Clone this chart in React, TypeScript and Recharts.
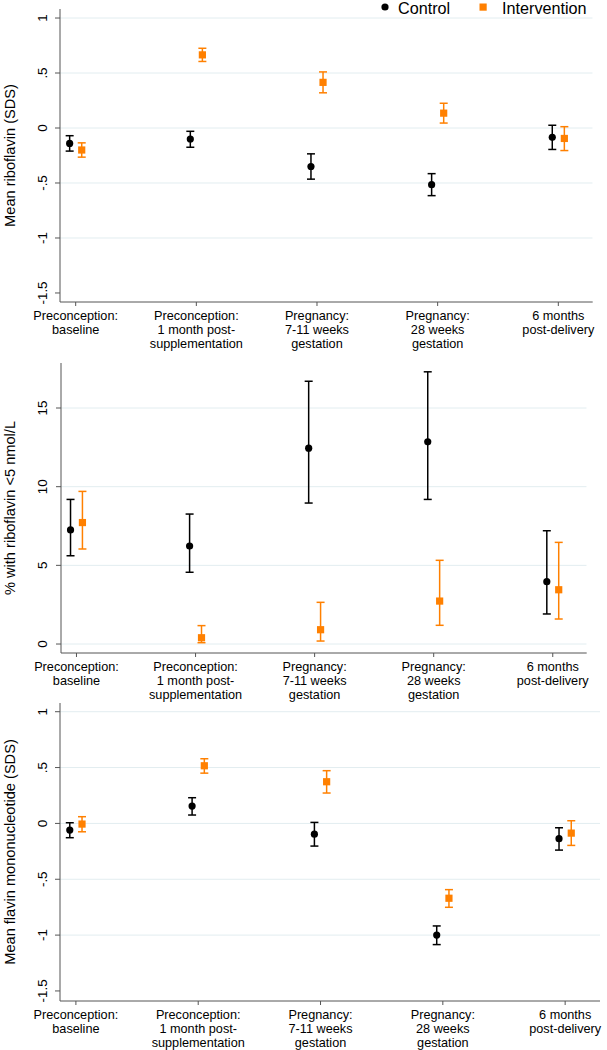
import React from "react";
import { ScatterChart, Scatter, XAxis, YAxis, ErrorBar, ReferenceLine } from "recharts";

// ---- categories / tick labels ----
const categories: string[][] = [
  ["Preconception:", "baseline"],
  ["Preconception:", "1 month post-", "supplementation"],
  ["Pregnancy:", "7-11 weeks", "gestation"],
  ["Pregnancy:", "28 weeks", "gestation"],
  ["6 months", "post-delivery"],
];
const categoryTicks = [1, 2, 3, 4, 5];

// ---- Panel 1: Mean riboflavin (SDS) ----
const riboControlMean = [-0.14, -0.10, -0.35, -0.515, -0.085];
const riboControlLo = [-0.21, -0.175, -0.465, -0.615, -0.195];
const riboControlHi = [-0.07, -0.03, -0.235, -0.415, 0.025];
const riboInterMean = [-0.20, 0.665, 0.415, 0.135, -0.095];
const riboInterLo = [-0.265, 0.605, 0.32, 0.045, -0.205];
const riboInterHi = [-0.135, 0.725, 0.51, 0.225, 0.012];
const sdsTicks = [-1.5, -1, -0.5, 0, 0.5, 1];
const sdsGrid = [-1, -0.5, 0, 0.5, 1];

// ---- Panel 2: % with riboflavin <5 nmol/L ----
const pctControlMean = [7.25, 6.23, 12.45, 12.85, 3.96];
const pctControlLo = [5.61, 4.56, 8.96, 9.19, 1.91];
const pctControlHi = [9.19, 8.26, 16.7, 17.3, 7.2];
const pctInterMean = [7.72, 0.4, 0.91, 2.73, 3.45];
const pctInterLo = [6.04, 0.085, 0.19, 1.19, 1.59];
const pctInterHi = [9.7, 1.17, 2.65, 5.32, 6.46];
const pctTicks = [0, 5, 10, 15];
const pctGrid = [0, 5, 10, 15];

// ---- Panel 3: Mean flavin mononucleotide (SDS) ----
const fmnControlMean = [-0.06, 0.155, -0.096, -1.0, -0.137];
const fmnControlLo = [-0.128, 0.075, -0.203, -1.085, -0.239];
const fmnControlHi = [0.006, 0.23, 0.009, -0.918, -0.039];
const fmnInterMean = [-0.006, 0.516, 0.373, -0.67, -0.087];
const fmnInterLo = [-0.075, 0.45, 0.272, -0.751, -0.197];
const fmnInterHi = [0.06, 0.579, 0.472, -0.593, 0.024];

const CONTROL = "#000000";
const INTERVENTION = "#ff8000";
const AXIS = "#555555";
const GRID = "#e2edf0";
const FONT = "'Liberation Sans', Arial, Helvetica, sans-serif";
const GROUP_OFFSET = 0.05;

function build(mean: number[], lo: number[], hi: number[], offset: number) {
  return mean.map((m, i) => ({
    x: categoryTicks[i] + offset,
    y: m,
    err: [m - lo[i], hi[i] - m],
  }));
}

const fmtSds = (v: number) => {
  if (v === 0) return "0";
  const s = String(v);
  return s.replace(/^(-?)0\./, "$1.");
};

const XTick = (props: any) => {
  const { x, y, payload } = props;
  const lines = categories[Math.round(payload.value) - 1] || [];
  return (
    <g>
      {lines.map((l, i) => (
        <text
          key={i}
          x={x}
          y={y + 13.5 + i * 14.2}
          textAnchor="middle"
          fontSize={12.7}
          fill="#000"
          fontFamily={FONT}
        >
          {l}
        </text>
      ))}
    </g>
  );
};

const makeYTick = (fmt: (v: number) => string) => (props: any) => {
  const { y, payload } = props;
  const bx = 47;
  return (
    <text
      x={bx}
      y={y}
      transform={`rotate(-90 ${bx} ${y})`}
      textAnchor="middle"
      fontSize={13.4}
      fill="#000"
      fontFamily={FONT}
    >
      {fmt(payload.value)}
    </text>
  );
};

const makeYLabel = (title: string) => (props: any) => {
  const vb = props.viewBox || {};
  const cy = (vb.y || 0) + (vb.height || 0) / 2;
  const bx = 15;
  return (
    <text
      x={bx}
      y={cy}
      transform={`rotate(-90 ${bx} ${cy})`}
      textAnchor="middle"
      fontSize={14.6}
      fill="#000"
      fontFamily={FONT}
    >
      {title}
    </text>
  );
};

const CircleShape = (p: any) => <circle cx={p.cx} cy={p.cy} r={3.6} fill={CONTROL} />;
const SquareShape = (p: any) => (
  <rect x={p.cx - 3.6} y={p.cy - 3.6} width={7.2} height={7.2} fill={INTERVENTION} />
);

type PanelProps = {
  top: number;
  height: number;
  marginTop: number;
  marginRight: number;
  yWidth: number;
  xHeight: number;
  domain: [number, number];
  ticks: number[];
  grid: number[];
  fmt: (v: number) => string;
  title: string;
  control: any[];
  inter: any[];
};

function Panel(p: PanelProps) {
  return (
    <div style={{ position: "absolute", left: 0, top: p.top }}>
      <ScatterChart
        width={607}
        height={p.height}
        margin={{ top: p.marginTop, right: p.marginRight, bottom: 0, left: 0 }}
      >
        {p.grid.map((g) => (
          <ReferenceLine key={g} y={g} stroke={GRID} strokeWidth={1} ifOverflow="hidden" />
        ))}
        <XAxis
          type="number"
          dataKey="x"
          domain={[0.87, 5.285]}
          ticks={categoryTicks}
          interval={0}
          allowDataOverflow
          height={p.xHeight}
          tick={<XTick />}
          tickSize={4}
          tickMargin={0}
          stroke={AXIS}
          tickLine={{ stroke: AXIS }}
        />
        <YAxis
          type="number"
          dataKey="y"
          domain={p.domain}
          ticks={p.ticks}
          interval={0}
          allowDataOverflow
          width={p.yWidth}
          tick={makeYTick(p.fmt)}
          tickSize={5}
          tickMargin={0}
          stroke={AXIS}
          tickLine={{ stroke: AXIS }}
          label={{ content: makeYLabel(p.title) } as any}
        />
        <Scatter data={p.control} shape={CircleShape} isAnimationActive={false}>
          <ErrorBar dataKey="err" direction="y" width={4} stroke={CONTROL} strokeWidth={1.5} isAnimationActive={false} />
        </Scatter>
        <Scatter data={p.inter} shape={SquareShape} isAnimationActive={false}>
          <ErrorBar dataKey="err" direction="y" width={4} stroke={INTERVENTION} strokeWidth={1.5} isAnimationActive={false} />
        </Scatter>
      </ScatterChart>
    </div>
  );
}

export default function App() {
  return (
    <div
      style={{
        position: "absolute",
        left: 0,
        top: 0,
        width: 607,
        height: 1050,
        background: "#fff",
        overflow: "hidden",
        fontFamily: FONT,
      }}
    >
      <Panel
        top={0}
        height={356}
        marginTop={9}
        marginRight={14.3}
        yWidth={60}
        xHeight={54}
        domain={[-1.582, 1.082]}
        ticks={sdsTicks}
        grid={sdsGrid}
        fmt={fmtSds}
        title="Mean riboflavin (SDS)"
        control={build(riboControlMean, riboControlLo, riboControlHi, -GROUP_OFFSET)}
        inter={build(riboInterMean, riboInterLo, riboInterHi, GROUP_OFFSET)}
      />
      <Panel
        top={350}
        height={358}
        marginTop={13}
        marginRight={20.3}
        yWidth={61}
        xHeight={55}
        domain={[-0.57, 17.86]}
        ticks={pctTicks}
        grid={pctGrid}
        fmt={(v) => String(v)}
        title="% with riboflavin <5 nmol/L"
        control={build(pctControlMean, pctControlLo, pctControlHi, -GROUP_OFFSET)}
        inter={build(pctInterMean, pctInterLo, pctInterHi, GROUP_OFFSET)}
      />
      <Panel
        top={700}
        height={350}
        marginTop={3}
        marginRight={7}
        yWidth={60}
        xHeight={49}
        domain={[-1.59, 1.078]}
        ticks={sdsTicks}
        grid={sdsGrid}
        fmt={fmtSds}
        title="Mean flavin mononucleotide (SDS)"
        control={build(fmnControlMean, fmnControlLo, fmnControlHi, -GROUP_OFFSET)}
        inter={build(fmnInterMean, fmnInterLo, fmnInterHi, GROUP_OFFSET)}
      />
      <svg
        width={607}
        height={22}
        style={{ position: "absolute", left: 0, top: 0, zIndex: 2 }}
      >
        <circle cx={385} cy={7} r={3.6} fill={CONTROL} />
        <text x={398} y={13.5} fontSize={16.2} fill="#000" fontFamily={FONT}>
          Control
        </text>
        <rect x={479.5} y={3.5} width={7.2} height={7.2} fill={INTERVENTION} />
        <text x={502} y={13.5} fontSize={16.2} fill="#000" fontFamily={FONT}>
          Intervention
        </text>
      </svg>
    </div>
  );
}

------------------------------------------------------------

→ **GIVEN INSTRUCTION**:
Transcribe the opening line of the listing above, please, and every line after it through the line with "const sdsGrid = [-1, -0.5, 0, 0.5, 1];", word for word, without pictures.

→ **TASK ANSWER**:
Clone this chart in React, TypeScript and Recharts.
import React from "react";
import { ScatterChart, Scatter, XAxis, YAxis, ErrorBar, ReferenceLine } from "recharts";

// ---- categories / tick labels ----
const categories: string[][] = [
  ["Preconception:", "baseline"],
  ["Preconception:", "1 month post-", "supplementation"],
  ["Pregnancy:", "7-11 weeks", "gestation"],
  ["Pregnancy:", "28 weeks", "gestation"],
  ["6 months", "post-delivery"],
];
const categoryTicks = [1, 2, 3, 4, 5];

// ---- Panel 1: Mean riboflavin (SDS) ----
const riboControlMean = [-0.14, -0.10, -0.35, -0.515, -0.085];
const riboControlLo = [-0.21, -0.175, -0.465, -0.615, -0.195];
const riboControlHi = [-0.07, -0.03, -0.235, -0.415, 0.025];
const riboInterMean = [-0.20, 0.665, 0.415, 0.135, -0.095];
const riboInterLo = [-0.265, 0.605, 0.32, 0.045, -0.205];
const riboInterHi = [-0.135, 0.725, 0.51, 0.225, 0.012];
const sdsTicks = [-1.5, -1, -0.5, 0, 0.5, 1];
const sdsGrid = [-1, -0.5, 0, 0.5, 1];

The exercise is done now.